The other day, when I tried to interest her in the music of Joy Division, she remained aloof. Even when I played Love Will Tear Us Apart seven times straight and said it was in my all time top ten and called on her to listen to the way the drums were so innovatively prominent at the front of the mix, she kept right on staring at her DS. Twelve, six months ago, that wouldn’t have happened: the top ten reference would have lured her in. “Really, Daddy? What are the others?” Well, that’s a hard one, but since you ask, allow me to bore you witless as I sift through the contenders?

Saddest of all, she no longer finds flatulence amusing. Not even a little bit. Women, eh? I’ll never work them out. We were discussing preferred special powers over breakfast and she said I already had one. “What’s that?” I asked. “Farting,” she said. “That’s true,” said my son, sighing proudly, his expression taking on a faraway look, and I knew he was thinking, maybe one day, when I’m a fully grown man, perhaps I’ll be able to break wind like my dad. Thanks, Sam, I said, ruffling his hair, but I don’t think she meant it as a compliment.

In theory I should back off and play it cool, yet in practice, in the time-honoured way of male-female relations, I try ever harder to impress her. Even though, as we chaps all know, or should know, act desperate and you’re toast. I do silly walks past the living room door when she’s watching TV. I concoct limp puns. I perform disrespectful impersonations of members of our extended family. I undermine my wife’s authority on the requirement to tidy up Sylvanians before bedtime.
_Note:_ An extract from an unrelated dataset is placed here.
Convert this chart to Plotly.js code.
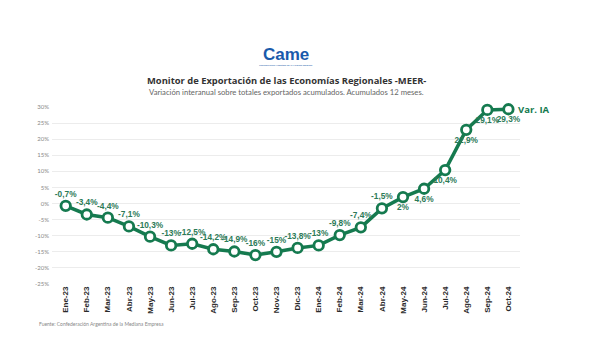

I read out the dialogue from stories in different accents to amuse her, except I can’t do accents very well, so the same character veers from Welsh to Pakistani to West Indian in a single sentence, like some ghastly catch-all racist comic. I start telling a joke, realise the punchline requires an expletive, tell it anyway.

Yet even these transgressions buy me only the briefest reprieve from her scorn. Back in the hall, my journey complete, Rachel, resigned to my arrival, laughed nervously, shrugged, turned to her giggling friends. “Who is this man?” said the gesture. “Do you know this man? I don’t know this man.” Needless to say, my offer of the hat was rejected.